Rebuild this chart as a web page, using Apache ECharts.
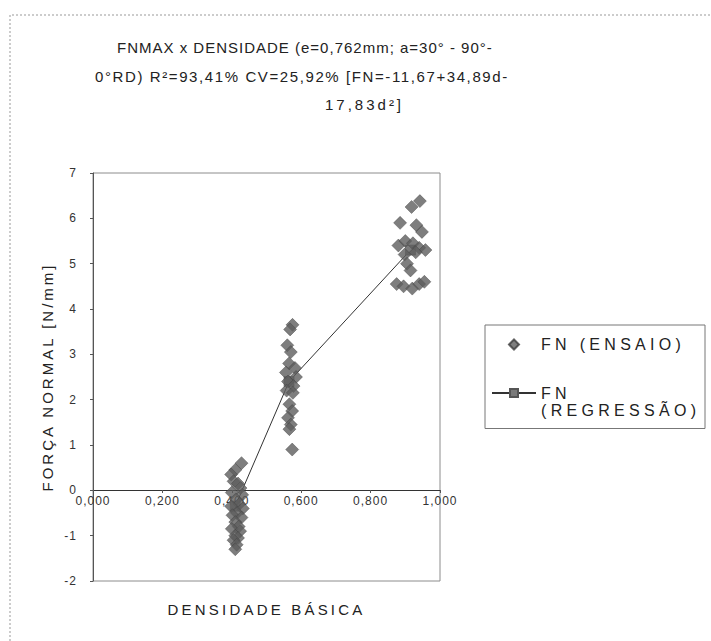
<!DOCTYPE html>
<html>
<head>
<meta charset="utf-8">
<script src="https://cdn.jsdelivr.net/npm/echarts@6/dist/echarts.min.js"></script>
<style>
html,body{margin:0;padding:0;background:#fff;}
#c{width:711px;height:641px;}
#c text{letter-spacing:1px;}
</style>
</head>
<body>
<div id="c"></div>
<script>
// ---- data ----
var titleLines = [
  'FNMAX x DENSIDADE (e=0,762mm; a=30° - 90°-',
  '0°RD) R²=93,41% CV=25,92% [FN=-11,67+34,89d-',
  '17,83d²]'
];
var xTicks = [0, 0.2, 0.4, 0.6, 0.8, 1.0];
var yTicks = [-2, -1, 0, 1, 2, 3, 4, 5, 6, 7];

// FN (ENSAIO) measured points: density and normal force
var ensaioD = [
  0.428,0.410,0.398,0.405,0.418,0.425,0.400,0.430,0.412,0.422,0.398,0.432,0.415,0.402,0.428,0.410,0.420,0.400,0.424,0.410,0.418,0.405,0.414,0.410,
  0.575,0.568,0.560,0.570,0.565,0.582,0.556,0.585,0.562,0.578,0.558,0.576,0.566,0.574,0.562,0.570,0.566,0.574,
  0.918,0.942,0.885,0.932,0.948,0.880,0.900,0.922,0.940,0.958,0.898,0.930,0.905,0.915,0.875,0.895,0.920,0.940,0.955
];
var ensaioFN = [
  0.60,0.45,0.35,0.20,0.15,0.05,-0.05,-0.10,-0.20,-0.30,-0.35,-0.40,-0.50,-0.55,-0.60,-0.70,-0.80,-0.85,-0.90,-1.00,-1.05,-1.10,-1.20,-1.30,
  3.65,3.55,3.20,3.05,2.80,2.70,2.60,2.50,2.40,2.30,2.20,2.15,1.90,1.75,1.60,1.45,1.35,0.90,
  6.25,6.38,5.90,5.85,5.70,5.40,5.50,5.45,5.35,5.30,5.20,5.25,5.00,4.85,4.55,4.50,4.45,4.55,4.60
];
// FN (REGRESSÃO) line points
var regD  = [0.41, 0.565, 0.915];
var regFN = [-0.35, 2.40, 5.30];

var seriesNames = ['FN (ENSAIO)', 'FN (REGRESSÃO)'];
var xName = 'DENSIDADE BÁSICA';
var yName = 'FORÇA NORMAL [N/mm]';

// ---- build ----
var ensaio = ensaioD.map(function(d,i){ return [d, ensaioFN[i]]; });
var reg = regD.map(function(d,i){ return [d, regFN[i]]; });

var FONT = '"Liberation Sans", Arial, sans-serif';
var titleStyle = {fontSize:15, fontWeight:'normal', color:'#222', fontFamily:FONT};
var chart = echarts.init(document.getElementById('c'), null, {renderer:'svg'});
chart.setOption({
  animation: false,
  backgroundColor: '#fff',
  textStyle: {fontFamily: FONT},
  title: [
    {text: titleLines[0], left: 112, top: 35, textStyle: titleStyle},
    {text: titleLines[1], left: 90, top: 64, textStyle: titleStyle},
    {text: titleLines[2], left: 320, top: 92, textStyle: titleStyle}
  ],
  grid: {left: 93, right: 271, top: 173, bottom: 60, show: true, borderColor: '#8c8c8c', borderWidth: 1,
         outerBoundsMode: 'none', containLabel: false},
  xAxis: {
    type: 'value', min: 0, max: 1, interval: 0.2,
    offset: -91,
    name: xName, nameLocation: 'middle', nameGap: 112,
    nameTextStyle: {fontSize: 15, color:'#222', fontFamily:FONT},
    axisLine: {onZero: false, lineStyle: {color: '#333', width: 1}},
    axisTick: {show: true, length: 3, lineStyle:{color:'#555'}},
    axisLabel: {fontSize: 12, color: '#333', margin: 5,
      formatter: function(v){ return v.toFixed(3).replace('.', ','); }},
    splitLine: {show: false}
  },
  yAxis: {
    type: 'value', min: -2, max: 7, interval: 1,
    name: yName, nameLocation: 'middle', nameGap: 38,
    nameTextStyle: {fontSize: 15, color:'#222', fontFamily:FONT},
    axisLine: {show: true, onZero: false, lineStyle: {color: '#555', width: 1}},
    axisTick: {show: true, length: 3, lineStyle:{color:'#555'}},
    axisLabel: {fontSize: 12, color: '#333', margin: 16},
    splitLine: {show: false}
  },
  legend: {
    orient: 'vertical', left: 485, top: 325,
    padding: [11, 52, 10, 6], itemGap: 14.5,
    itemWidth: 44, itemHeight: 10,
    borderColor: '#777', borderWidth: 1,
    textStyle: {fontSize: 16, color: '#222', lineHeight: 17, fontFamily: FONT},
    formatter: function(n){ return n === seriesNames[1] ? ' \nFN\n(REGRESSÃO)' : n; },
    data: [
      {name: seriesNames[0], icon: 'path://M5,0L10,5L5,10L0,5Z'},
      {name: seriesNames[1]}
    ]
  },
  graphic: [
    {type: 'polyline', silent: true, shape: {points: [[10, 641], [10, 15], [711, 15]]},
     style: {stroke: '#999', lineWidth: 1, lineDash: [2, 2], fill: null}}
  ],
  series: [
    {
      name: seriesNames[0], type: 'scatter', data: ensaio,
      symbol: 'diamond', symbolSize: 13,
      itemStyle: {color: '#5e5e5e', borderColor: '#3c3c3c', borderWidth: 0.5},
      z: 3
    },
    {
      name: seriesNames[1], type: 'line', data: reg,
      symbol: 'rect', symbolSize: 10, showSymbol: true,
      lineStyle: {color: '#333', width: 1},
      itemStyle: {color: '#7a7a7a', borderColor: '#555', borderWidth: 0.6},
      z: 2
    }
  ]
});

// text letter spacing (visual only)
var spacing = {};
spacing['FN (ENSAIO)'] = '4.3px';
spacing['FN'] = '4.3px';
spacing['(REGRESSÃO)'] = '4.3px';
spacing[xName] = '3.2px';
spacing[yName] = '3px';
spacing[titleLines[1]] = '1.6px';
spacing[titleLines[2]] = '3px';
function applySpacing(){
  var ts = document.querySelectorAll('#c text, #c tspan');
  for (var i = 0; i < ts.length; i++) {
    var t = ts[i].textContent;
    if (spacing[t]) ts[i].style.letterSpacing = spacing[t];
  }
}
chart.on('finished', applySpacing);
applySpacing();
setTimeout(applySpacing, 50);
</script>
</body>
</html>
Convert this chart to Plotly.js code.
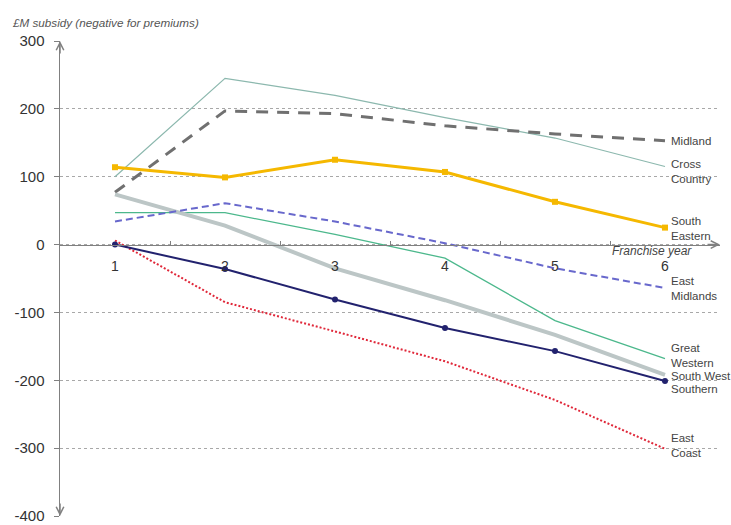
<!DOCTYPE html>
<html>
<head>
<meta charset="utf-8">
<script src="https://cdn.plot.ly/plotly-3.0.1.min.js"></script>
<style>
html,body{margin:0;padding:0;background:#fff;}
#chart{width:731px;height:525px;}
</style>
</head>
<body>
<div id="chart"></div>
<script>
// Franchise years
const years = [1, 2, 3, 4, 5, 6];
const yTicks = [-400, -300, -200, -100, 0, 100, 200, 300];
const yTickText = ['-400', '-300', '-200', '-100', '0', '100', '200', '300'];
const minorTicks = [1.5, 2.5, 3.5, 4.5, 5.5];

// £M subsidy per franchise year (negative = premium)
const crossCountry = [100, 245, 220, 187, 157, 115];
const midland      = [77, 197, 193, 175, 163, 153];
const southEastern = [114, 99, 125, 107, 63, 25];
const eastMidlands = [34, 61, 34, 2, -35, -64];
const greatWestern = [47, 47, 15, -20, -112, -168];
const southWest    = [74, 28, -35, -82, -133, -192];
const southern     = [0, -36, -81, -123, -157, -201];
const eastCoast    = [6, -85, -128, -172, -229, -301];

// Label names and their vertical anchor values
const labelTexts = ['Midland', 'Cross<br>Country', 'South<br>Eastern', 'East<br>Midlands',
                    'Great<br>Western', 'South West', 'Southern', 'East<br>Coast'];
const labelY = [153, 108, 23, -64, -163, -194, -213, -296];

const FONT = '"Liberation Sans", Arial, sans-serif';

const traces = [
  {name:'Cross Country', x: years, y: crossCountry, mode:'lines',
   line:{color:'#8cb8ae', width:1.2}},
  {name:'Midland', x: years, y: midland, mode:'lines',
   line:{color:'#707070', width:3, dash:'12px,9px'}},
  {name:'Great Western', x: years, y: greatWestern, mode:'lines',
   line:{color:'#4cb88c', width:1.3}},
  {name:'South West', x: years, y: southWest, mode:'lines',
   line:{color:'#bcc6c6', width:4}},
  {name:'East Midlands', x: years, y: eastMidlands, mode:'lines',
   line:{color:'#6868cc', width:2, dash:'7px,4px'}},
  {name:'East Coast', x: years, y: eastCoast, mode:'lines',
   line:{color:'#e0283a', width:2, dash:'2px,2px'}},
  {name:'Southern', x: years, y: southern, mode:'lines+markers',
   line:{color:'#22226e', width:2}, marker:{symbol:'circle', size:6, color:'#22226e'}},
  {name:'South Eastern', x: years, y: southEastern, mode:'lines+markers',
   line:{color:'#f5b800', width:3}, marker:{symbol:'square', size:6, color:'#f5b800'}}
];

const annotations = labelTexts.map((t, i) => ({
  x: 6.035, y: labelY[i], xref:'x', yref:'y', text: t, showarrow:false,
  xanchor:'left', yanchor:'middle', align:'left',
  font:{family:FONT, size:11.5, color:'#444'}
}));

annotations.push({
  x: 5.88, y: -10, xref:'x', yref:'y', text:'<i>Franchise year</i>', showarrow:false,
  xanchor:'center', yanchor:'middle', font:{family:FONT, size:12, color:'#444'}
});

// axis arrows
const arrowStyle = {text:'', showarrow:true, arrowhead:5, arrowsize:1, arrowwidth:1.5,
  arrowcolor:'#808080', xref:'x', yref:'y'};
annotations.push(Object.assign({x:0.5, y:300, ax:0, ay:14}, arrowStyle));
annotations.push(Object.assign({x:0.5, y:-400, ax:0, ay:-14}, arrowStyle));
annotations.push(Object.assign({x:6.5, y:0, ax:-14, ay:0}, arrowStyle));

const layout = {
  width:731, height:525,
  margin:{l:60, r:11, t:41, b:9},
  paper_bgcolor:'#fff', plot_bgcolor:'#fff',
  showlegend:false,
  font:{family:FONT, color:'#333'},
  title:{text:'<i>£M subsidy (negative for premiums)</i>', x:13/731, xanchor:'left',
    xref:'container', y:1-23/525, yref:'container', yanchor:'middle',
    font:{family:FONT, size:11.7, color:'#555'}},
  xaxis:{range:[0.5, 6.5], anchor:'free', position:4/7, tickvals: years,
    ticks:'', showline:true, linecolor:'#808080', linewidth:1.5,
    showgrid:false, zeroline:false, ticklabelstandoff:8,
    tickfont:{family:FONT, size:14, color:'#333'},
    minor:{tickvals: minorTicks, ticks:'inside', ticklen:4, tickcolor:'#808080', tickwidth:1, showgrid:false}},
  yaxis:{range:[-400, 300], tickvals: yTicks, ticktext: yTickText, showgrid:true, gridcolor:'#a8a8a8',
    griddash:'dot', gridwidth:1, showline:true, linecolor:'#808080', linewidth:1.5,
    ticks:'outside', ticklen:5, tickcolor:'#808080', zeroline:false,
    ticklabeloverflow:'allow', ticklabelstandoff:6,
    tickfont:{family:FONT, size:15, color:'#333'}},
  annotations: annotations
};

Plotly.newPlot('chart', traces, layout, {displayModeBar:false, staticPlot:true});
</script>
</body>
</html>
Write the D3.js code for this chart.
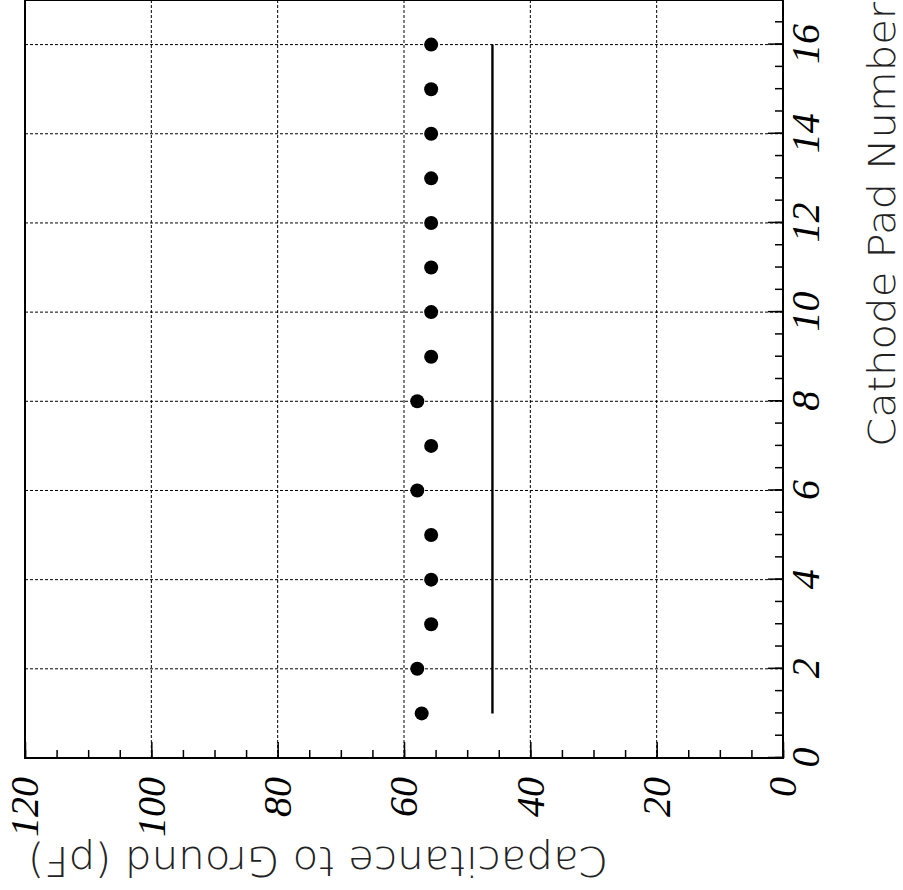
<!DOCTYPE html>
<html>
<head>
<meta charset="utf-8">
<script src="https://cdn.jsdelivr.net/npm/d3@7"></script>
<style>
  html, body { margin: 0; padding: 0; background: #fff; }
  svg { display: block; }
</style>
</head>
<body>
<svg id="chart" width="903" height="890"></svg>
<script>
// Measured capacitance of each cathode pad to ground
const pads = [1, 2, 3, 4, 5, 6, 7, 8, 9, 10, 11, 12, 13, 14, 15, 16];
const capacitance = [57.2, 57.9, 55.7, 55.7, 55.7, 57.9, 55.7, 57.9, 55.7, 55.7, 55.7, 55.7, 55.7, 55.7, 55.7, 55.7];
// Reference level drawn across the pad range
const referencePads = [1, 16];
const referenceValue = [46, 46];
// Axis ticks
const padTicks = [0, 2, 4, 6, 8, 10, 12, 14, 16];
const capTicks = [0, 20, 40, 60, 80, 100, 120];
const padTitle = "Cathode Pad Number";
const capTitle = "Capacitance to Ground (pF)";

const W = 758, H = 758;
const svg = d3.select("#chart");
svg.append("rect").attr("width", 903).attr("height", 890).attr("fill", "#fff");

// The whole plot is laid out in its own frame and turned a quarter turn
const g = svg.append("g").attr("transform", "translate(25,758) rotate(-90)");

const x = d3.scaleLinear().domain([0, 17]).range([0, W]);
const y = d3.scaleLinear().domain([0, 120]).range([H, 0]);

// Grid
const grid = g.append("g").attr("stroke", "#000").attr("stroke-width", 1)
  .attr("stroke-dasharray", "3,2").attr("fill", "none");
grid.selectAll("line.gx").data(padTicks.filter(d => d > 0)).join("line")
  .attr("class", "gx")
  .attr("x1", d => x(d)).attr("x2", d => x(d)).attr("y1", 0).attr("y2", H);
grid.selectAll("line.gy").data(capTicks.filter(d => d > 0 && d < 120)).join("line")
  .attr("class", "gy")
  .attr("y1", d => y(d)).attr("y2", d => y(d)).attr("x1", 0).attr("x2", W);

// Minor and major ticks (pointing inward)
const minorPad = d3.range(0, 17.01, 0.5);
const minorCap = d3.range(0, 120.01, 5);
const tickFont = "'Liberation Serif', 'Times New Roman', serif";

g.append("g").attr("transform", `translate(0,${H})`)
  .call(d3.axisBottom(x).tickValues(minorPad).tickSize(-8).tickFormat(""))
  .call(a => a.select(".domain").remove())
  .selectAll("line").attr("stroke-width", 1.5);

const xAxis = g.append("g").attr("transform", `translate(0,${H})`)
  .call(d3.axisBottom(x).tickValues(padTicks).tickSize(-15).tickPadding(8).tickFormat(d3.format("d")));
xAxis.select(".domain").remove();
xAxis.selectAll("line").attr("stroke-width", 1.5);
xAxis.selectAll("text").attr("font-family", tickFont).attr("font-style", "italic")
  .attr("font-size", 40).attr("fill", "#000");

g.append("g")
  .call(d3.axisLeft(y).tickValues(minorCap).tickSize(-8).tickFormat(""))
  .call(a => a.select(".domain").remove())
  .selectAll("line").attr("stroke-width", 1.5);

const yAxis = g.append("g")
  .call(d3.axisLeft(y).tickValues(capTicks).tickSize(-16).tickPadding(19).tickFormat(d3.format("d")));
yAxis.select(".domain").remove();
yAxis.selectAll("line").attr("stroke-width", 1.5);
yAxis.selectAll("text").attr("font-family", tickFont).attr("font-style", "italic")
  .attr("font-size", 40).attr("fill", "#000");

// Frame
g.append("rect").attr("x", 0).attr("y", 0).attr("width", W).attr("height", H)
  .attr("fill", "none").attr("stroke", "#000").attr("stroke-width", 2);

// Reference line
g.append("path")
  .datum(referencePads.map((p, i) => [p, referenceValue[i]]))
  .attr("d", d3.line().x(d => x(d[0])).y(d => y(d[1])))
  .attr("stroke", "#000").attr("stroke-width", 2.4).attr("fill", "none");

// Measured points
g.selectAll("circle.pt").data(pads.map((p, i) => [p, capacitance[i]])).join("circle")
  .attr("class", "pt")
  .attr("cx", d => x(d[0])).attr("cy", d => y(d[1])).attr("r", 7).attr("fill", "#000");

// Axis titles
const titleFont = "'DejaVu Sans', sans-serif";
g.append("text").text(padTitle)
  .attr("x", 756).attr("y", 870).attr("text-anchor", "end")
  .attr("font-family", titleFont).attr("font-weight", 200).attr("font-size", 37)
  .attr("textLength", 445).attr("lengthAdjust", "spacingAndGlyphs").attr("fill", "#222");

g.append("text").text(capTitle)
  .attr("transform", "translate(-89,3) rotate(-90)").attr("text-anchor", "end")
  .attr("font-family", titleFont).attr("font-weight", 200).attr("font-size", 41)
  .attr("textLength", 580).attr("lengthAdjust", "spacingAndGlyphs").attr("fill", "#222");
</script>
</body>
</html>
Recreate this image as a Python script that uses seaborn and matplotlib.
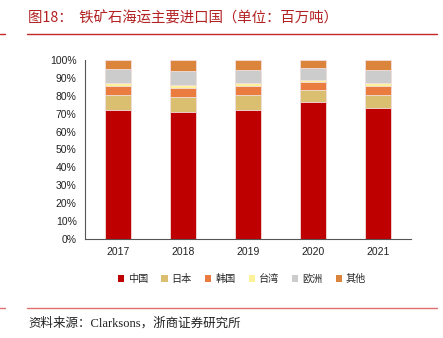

———

= Task goal =
Look at the listing and set down only the lines from its start through the line with "var regFN = [-0.35, 2.40, 5.30];", word for word and without pictures.

= Solution to this task =
Rebuild this chart as a web page, using Apache ECharts.
<!DOCTYPE html>
<html>
<head>
<meta charset="utf-8">
<script src="https://cdn.jsdelivr.net/npm/echarts@6/dist/echarts.min.js"></script>
<style>
html,body{margin:0;padding:0;background:#fff;}
#c{width:711px;height:641px;}
#c text{letter-spacing:1px;}
</style>
</head>
<body>
<div id="c"></div>
<script>
// ---- data ----
var titleLines = [
  'FNMAX x DENSIDADE (e=0,762mm; a=30° - 90°-',
  '0°RD) R²=93,41% CV=25,92% [FN=-11,67+34,89d-',
  '17,83d²]'
];
var xTicks = [0, 0.2, 0.4, 0.6, 0.8, 1.0];
var yTicks = [-2, -1, 0, 1, 2, 3, 4, 5, 6, 7];

// FN (ENSAIO) measured points: density and normal force
var ensaioD = [
  0.428,0.410,0.398,0.405,0.418,0.425,0.400,0.430,0.412,0.422,0.398,0.432,0.415,0.402,0.428,0.410,0.420,0.400,0.424,0.410,0.418,0.405,0.414,0.410,
  0.575,0.568,0.560,0.570,0.565,0.582,0.556,0.585,0.562,0.578,0.558,0.576,0.566,0.574,0.562,0.570,0.566,0.574,
  0.918,0.942,0.885,0.932,0.948,0.880,0.900,0.922,0.940,0.958,0.898,0.930,0.905,0.915,0.875,0.895,0.920,0.940,0.955
];
var ensaioFN = [
  0.60,0.45,0.35,0.20,0.15,0.05,-0.05,-0.10,-0.20,-0.30,-0.35,-0.40,-0.50,-0.55,-0.60,-0.70,-0.80,-0.85,-0.90,-1.00,-1.05,-1.10,-1.20,-1.30,
  3.65,3.55,3.20,3.05,2.80,2.70,2.60,2.50,2.40,2.30,2.20,2.15,1.90,1.75,1.60,1.45,1.35,0.90,
  6.25,6.38,5.90,5.85,5.70,5.40,5.50,5.45,5.35,5.30,5.20,5.25,5.00,4.85,4.55,4.50,4.45,4.55,4.60
];
// FN (REGRESSÃO) line points
var regD  = [0.41, 0.565, 0.915];
var regFN = [-0.35, 2.40, 5.30];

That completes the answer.